> [What you are asked to do] Copy out, with no alterations, the lines below running from the one containing "Emit a single-file" to the one containing "const yTickDepths = [0,100,200,300,400];", inclusive at each end; pictures are omitted.

> [Dataset excerpts]

◇ ◇ ◇ ◇ ◇ ◇ ◇

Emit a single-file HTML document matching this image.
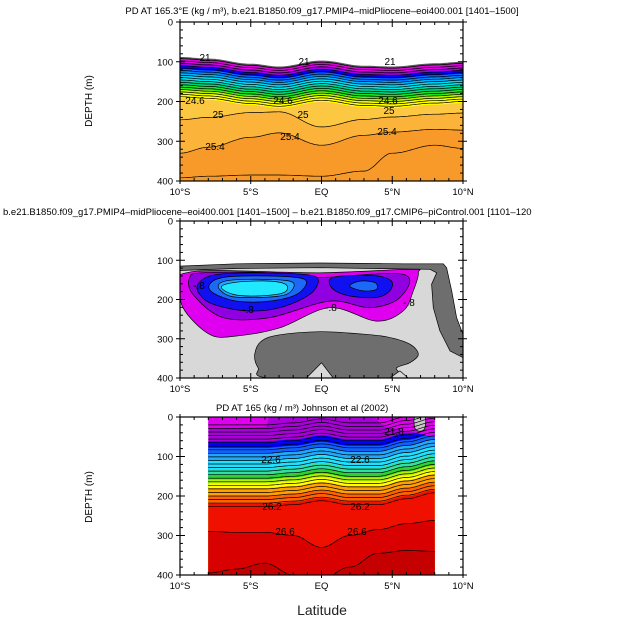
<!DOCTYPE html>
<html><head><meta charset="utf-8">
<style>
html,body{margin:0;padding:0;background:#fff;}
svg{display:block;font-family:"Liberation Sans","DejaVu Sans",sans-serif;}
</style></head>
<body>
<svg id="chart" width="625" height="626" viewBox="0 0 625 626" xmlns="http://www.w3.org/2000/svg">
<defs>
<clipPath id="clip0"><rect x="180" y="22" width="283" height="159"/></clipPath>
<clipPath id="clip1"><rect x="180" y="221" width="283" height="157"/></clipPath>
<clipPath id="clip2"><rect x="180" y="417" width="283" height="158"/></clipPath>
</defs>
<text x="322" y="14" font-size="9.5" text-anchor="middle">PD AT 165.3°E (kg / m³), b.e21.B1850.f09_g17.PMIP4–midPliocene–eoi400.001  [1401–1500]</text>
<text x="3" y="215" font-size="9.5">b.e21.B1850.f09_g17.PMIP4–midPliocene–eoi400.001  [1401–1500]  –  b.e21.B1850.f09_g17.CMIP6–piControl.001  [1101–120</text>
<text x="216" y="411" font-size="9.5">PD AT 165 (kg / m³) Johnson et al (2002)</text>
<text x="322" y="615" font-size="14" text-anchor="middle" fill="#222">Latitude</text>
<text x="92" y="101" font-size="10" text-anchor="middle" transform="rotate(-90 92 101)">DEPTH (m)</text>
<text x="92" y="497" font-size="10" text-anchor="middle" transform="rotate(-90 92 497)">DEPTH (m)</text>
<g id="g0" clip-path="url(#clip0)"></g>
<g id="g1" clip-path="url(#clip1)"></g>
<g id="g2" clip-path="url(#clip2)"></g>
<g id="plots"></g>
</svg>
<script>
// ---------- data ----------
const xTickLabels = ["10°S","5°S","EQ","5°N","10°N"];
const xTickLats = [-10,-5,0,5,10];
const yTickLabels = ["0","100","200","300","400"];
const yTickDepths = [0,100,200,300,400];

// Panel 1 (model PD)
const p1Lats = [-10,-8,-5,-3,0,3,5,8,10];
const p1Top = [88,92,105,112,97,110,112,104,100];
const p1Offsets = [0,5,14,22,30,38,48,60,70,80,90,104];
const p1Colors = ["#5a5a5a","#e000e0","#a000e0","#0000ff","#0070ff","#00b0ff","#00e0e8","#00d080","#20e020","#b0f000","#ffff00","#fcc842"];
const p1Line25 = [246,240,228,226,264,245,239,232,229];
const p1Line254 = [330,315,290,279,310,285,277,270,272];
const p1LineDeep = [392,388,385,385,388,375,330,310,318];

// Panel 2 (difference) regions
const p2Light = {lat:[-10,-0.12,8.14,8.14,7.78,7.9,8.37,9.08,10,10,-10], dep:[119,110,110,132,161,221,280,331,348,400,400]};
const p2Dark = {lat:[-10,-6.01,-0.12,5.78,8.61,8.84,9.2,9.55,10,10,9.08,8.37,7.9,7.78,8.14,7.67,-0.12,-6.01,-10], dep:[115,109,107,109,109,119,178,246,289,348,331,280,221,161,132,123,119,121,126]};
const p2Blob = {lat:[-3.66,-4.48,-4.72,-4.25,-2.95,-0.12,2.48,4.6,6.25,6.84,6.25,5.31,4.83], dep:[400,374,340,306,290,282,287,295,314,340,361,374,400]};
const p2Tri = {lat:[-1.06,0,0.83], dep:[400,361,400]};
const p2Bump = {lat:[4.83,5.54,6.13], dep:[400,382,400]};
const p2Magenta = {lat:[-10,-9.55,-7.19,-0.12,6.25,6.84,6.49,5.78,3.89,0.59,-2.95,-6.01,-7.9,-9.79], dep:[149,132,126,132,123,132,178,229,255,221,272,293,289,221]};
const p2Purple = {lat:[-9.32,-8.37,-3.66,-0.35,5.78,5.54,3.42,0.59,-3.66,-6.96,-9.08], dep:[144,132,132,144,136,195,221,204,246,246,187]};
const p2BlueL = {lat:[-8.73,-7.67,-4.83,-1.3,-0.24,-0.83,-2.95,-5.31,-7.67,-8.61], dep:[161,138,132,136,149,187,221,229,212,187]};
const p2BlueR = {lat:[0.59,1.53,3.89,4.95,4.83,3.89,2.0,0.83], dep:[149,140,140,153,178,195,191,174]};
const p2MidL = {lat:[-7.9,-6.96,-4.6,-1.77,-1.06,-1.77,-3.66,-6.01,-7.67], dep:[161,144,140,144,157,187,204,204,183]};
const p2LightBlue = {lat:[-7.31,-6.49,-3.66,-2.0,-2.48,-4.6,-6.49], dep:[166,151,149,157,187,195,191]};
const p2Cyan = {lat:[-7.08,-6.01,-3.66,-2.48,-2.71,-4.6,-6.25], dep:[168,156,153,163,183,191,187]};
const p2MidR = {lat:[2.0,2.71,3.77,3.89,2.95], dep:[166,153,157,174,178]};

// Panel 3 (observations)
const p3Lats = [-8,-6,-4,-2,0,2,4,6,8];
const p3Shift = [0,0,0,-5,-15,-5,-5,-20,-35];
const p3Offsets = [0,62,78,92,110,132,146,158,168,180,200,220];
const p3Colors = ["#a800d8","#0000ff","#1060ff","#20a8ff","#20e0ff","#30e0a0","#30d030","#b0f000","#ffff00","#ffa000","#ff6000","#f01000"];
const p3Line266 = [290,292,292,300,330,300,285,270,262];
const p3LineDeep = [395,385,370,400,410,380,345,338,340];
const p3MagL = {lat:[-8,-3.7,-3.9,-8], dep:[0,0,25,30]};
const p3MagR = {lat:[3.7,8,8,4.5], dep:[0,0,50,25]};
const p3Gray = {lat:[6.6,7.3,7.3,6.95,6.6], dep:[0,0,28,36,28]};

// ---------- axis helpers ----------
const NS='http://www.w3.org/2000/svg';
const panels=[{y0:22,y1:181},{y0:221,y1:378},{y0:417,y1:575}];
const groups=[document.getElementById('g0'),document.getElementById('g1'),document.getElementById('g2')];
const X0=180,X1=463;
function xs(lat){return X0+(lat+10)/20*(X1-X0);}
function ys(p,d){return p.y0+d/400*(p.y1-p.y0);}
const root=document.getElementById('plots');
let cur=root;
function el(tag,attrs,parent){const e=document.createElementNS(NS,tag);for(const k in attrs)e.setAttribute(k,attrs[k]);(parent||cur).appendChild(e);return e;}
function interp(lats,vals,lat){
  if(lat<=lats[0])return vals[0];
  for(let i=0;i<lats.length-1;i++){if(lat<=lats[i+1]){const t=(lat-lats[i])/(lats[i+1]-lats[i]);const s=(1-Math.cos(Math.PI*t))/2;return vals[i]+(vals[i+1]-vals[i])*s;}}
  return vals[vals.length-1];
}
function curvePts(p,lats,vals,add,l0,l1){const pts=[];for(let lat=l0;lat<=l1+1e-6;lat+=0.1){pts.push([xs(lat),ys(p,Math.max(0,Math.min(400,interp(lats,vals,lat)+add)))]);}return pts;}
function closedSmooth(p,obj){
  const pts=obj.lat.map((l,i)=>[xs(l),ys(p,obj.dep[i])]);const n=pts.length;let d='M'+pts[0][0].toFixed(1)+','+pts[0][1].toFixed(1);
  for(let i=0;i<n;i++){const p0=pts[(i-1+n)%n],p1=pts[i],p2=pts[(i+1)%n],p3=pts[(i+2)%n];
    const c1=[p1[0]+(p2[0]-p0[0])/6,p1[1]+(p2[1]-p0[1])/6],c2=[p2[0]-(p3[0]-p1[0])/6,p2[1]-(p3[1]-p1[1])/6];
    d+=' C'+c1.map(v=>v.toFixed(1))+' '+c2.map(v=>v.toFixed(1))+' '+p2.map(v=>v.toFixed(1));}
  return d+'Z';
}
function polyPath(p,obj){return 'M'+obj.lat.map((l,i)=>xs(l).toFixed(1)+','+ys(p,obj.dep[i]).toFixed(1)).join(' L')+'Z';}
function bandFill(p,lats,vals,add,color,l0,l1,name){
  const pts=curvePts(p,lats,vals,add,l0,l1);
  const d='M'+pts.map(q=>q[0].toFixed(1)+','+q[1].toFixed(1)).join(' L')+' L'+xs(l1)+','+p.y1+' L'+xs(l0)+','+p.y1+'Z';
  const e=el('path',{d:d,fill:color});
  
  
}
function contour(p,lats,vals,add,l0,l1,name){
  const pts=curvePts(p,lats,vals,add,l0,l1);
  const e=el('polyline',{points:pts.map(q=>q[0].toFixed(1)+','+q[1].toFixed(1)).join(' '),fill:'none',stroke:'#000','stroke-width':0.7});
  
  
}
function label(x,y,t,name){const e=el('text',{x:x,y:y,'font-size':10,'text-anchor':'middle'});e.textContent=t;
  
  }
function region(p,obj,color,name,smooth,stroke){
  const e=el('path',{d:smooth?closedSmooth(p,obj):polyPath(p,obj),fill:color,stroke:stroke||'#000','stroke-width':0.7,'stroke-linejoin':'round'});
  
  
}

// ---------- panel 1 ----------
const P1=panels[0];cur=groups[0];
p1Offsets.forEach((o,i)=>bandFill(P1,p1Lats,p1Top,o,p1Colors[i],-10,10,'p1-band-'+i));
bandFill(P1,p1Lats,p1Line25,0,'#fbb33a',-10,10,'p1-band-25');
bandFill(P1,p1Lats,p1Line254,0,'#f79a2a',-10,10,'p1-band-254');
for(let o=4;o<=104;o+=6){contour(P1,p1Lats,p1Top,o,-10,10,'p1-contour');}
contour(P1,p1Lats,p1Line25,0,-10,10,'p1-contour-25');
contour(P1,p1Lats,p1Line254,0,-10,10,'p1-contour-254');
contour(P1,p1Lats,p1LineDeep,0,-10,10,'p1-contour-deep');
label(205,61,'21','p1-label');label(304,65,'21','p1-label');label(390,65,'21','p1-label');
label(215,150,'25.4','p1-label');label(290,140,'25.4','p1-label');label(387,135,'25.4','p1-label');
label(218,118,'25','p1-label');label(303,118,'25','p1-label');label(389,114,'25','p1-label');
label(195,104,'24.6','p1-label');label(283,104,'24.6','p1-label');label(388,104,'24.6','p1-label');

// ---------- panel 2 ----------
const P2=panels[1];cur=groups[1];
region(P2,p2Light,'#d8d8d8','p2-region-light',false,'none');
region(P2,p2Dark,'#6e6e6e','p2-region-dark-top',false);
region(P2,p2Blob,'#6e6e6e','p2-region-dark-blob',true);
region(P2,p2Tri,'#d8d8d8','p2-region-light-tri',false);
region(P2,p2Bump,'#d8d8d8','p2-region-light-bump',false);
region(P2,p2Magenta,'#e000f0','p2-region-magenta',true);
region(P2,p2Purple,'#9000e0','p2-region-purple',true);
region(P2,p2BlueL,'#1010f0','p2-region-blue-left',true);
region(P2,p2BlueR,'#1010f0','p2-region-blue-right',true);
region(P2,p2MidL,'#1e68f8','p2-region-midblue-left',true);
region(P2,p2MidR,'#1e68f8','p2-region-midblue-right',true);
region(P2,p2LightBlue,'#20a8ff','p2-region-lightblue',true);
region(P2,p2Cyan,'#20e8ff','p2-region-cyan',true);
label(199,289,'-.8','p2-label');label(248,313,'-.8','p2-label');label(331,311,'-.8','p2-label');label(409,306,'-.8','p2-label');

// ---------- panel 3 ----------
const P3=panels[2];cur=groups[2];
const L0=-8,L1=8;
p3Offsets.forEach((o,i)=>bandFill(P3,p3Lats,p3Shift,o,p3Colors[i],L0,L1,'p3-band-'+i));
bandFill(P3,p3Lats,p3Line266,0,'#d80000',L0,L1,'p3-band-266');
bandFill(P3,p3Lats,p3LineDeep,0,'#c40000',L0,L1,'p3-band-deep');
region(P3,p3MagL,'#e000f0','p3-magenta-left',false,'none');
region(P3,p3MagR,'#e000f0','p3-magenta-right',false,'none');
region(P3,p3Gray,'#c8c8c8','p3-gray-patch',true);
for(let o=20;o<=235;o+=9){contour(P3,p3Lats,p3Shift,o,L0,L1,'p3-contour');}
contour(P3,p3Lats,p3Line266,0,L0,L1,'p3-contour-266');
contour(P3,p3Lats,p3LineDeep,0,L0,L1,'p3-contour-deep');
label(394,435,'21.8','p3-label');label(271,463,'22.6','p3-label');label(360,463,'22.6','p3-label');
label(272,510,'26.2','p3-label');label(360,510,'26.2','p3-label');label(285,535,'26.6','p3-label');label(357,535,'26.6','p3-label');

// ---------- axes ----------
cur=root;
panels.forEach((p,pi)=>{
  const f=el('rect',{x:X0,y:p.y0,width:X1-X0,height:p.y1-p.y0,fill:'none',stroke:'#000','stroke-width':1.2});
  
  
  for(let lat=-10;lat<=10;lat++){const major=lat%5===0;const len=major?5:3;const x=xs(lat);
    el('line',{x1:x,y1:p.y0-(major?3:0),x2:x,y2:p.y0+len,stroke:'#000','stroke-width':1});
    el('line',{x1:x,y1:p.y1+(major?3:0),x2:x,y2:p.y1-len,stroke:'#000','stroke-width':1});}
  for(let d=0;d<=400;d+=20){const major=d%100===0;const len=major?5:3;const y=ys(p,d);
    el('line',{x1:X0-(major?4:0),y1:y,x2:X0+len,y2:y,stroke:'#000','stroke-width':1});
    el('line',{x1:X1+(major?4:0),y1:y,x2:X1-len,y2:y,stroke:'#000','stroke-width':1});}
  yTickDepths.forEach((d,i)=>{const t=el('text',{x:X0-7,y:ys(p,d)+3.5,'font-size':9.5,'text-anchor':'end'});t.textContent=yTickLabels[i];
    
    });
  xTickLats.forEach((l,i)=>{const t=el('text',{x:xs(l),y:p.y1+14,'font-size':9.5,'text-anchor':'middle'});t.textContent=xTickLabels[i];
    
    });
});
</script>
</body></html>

◇ ◇ ◇ ◇ ◇ ◇ ◇

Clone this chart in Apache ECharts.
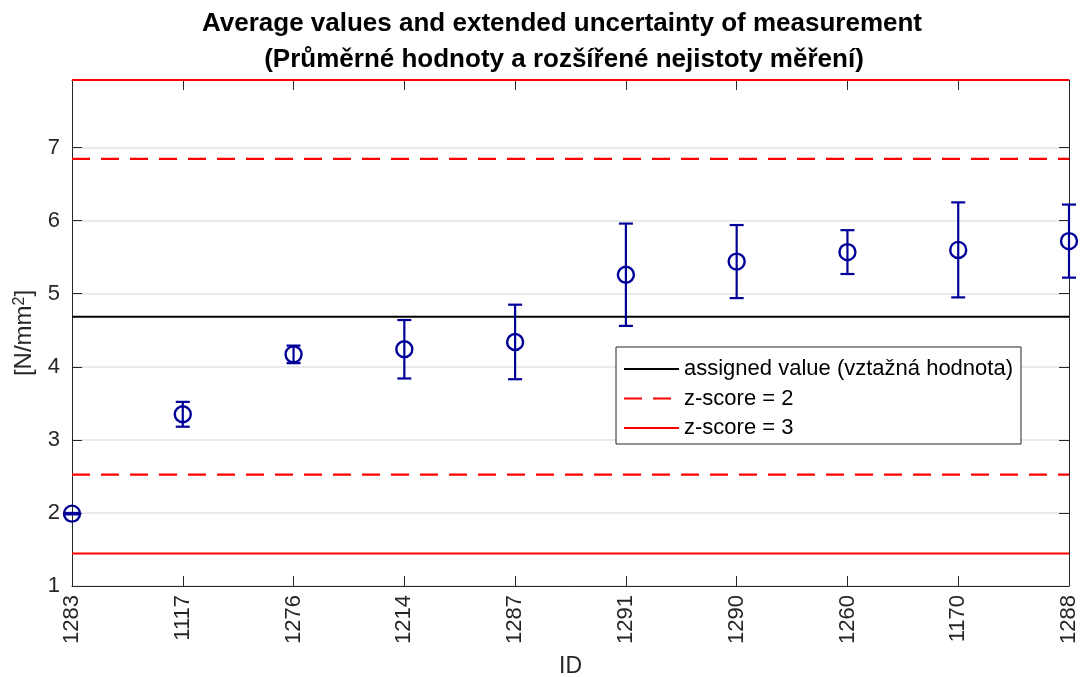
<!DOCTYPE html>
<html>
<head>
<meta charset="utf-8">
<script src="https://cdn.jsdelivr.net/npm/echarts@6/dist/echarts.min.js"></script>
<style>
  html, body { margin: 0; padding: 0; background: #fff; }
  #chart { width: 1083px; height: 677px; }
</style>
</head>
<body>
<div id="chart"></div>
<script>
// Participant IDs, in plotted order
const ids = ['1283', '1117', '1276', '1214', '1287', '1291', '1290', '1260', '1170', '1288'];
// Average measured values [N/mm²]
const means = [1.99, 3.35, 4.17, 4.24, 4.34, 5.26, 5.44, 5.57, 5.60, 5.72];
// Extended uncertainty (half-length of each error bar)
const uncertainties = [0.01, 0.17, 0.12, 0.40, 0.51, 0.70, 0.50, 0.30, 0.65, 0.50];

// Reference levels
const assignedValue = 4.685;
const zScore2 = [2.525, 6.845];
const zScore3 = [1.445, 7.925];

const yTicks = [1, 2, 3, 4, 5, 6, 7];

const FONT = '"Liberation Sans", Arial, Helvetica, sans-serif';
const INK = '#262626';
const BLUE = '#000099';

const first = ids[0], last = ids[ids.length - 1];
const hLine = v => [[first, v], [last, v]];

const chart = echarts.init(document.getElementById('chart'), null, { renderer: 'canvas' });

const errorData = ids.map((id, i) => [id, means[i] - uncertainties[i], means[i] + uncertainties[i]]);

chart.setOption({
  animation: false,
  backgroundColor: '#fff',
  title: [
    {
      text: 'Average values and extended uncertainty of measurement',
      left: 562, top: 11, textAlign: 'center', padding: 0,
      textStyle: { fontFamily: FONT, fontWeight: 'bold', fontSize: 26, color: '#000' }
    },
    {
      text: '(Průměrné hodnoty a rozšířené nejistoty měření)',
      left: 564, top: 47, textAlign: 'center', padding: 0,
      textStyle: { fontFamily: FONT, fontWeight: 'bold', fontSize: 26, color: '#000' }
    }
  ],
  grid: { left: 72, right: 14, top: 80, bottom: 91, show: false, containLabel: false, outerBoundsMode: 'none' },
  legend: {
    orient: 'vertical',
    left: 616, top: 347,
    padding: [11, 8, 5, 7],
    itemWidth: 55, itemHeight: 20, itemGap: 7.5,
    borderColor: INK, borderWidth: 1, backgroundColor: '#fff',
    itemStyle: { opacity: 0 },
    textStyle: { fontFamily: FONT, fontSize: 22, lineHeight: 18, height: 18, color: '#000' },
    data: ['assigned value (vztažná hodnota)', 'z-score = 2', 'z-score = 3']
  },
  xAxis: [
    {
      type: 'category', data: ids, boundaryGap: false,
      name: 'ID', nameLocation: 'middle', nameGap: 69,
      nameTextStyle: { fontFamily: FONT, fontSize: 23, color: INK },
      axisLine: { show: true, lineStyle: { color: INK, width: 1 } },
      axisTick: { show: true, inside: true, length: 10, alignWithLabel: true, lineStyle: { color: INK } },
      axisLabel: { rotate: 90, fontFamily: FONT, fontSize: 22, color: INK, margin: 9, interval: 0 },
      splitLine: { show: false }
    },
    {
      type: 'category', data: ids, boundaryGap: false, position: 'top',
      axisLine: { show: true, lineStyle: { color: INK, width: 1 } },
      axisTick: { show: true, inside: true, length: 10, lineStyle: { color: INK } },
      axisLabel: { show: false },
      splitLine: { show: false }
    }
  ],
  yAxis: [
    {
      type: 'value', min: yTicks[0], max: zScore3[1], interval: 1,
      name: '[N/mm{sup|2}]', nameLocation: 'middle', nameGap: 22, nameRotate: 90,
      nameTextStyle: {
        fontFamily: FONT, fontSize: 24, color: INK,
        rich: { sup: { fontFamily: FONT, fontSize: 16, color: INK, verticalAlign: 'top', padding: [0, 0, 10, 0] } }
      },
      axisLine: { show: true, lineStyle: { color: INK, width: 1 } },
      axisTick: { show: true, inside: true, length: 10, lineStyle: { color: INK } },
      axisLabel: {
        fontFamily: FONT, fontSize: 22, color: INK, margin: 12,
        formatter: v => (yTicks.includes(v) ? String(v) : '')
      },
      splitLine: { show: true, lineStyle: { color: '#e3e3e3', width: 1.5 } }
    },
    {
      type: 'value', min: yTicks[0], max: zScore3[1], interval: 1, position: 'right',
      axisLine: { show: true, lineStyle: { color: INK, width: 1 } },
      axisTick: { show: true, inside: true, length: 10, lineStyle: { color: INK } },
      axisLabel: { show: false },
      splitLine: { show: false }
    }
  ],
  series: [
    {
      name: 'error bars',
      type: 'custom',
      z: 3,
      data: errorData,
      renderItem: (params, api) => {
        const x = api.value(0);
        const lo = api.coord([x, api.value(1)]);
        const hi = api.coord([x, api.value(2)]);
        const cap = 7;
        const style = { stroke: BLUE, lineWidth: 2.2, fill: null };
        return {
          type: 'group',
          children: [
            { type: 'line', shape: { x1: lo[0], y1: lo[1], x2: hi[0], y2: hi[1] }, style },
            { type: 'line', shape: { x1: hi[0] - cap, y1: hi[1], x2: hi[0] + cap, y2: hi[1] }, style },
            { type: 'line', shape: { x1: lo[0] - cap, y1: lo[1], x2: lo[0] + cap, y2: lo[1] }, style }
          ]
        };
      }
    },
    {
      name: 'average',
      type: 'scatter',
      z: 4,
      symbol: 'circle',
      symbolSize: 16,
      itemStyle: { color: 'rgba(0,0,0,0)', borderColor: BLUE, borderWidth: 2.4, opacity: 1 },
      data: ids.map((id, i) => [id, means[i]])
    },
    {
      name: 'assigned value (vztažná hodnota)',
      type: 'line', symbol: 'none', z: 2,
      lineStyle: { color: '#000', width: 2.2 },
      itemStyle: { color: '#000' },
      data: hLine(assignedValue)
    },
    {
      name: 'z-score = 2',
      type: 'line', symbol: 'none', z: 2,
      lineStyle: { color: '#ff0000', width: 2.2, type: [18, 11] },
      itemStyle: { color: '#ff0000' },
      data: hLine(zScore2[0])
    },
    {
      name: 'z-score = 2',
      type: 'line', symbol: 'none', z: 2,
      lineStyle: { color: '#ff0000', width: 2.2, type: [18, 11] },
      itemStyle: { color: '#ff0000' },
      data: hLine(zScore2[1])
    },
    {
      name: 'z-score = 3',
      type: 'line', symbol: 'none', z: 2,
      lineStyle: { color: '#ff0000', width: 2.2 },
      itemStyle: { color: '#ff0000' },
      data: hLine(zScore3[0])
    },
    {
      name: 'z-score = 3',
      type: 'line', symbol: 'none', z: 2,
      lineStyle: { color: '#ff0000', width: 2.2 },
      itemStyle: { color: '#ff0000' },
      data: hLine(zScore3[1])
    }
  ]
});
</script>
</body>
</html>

◇ ◇ ◇ ◇ ◇ ◇ ◇

> [In response]
Emit a single-file HTML document matching this image.
<!DOCTYPE html>
<html><head><meta charset="utf-8">
<style>
html,body{margin:0;padding:0;background:#fff;}
svg{display:block;font-family:"Liberation Sans","DejaVu Sans",sans-serif;}
</style></head>
<body>
<svg id="chart" width="625" height="626" viewBox="0 0 625 626" xmlns="http://www.w3.org/2000/svg">
<defs>
<clipPath id="clip0"><rect x="180" y="22" width="283" height="159"/></clipPath>
<clipPath id="clip1"><rect x="180" y="221" width="283" height="157"/></clipPath>
<clipPath id="clip2"><rect x="180" y="417" width="283" height="158"/></clipPath>
</defs>
<text x="322" y="14" font-size="9.5" text-anchor="middle">PD AT 165.3°E (kg / m³), b.e21.B1850.f09_g17.PMIP4–midPliocene–eoi400.001  [1401–1500]</text>
<text x="3" y="215" font-size="9.5">b.e21.B1850.f09_g17.PMIP4–midPliocene–eoi400.001  [1401–1500]  –  b.e21.B1850.f09_g17.CMIP6–piControl.001  [1101–120</text>
<text x="216" y="411" font-size="9.5">PD AT 165 (kg / m³) Johnson et al (2002)</text>
<text x="322" y="615" font-size="14" text-anchor="middle" fill="#222">Latitude</text>
<text x="92" y="101" font-size="10" text-anchor="middle" transform="rotate(-90 92 101)">DEPTH (m)</text>
<text x="92" y="497" font-size="10" text-anchor="middle" transform="rotate(-90 92 497)">DEPTH (m)</text>
<g id="g0" clip-path="url(#clip0)"></g>
<g id="g1" clip-path="url(#clip1)"></g>
<g id="g2" clip-path="url(#clip2)"></g>
<g id="plots"></g>
</svg>
<script>
// ---------- data ----------
const xTickLabels = ["10°S","5°S","EQ","5°N","10°N"];
const xTickLats = [-10,-5,0,5,10];
const yTickLabels = ["0","100","200","300","400"];
const yTickDepths = [0,100,200,300,400];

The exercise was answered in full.